Here is a part of the shaft of the literary arrow fired by Richard Overton against all tyrants and tyranny, … from the prison of Newgate in 1646:
this by nature everyone’s desire aims at and requires; for no man naturally would be befooled of his liberty by his neighbour’s craft or enslaved by his neighbour’s might. For it is nature’s instinct to preserve itself from all things hurtful and obnoxious; and this in nature is granted of all to be most reasonable, equal and just
: not to be rooted out of the kind, even of equal duration with the creature. And from this fountain or root all just human powers take their original
I have struck out a portion of the text which I do not understand, but which does not appear – to my knowledge – to alter the meaning. Perhaps someone will enlighten me to the contrary.
[ LATER: someone did. Julie translates this to “the basic tendency of each kind of thing in nature to preserve itself cannot ever be changed”. ]

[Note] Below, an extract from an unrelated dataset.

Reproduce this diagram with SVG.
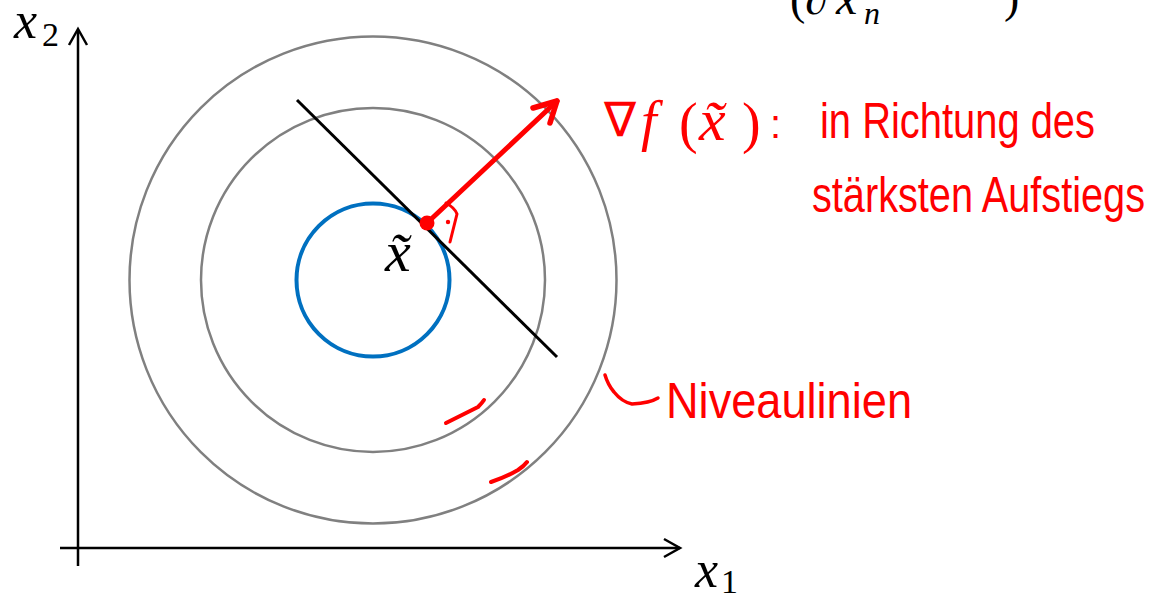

I am more interested in this portion:
it is nature’s instinct to preserve itself from all things hurtful and obnoxious
Ayn Rand would surely have commented on the negativity of this sentence, that avoiding a negative is not the same as pursuing happiness, but it does seem to me that this passage acts as a rational justification of the god given natural rights Overton considers elsewhere in the text. This seems to back up that observation:
And from this fountain or root all just human powers take their original
My question then, which is a genuine one, is does this mean that Overton achieved the same essential moral insight that Rand did from his prison cell in Newgate centuries before she did from her apartment in New York? Namely, that a rational animal must choose the actions it requires to live happily / preserve itself from all things hurtful and therefore should, rationally, be free to do so.
It is, I think, pretty darn close. This obviously doesn’t mean that the Levellers, beloved of the Left, are really Objectivists. It just means that they had something important in common.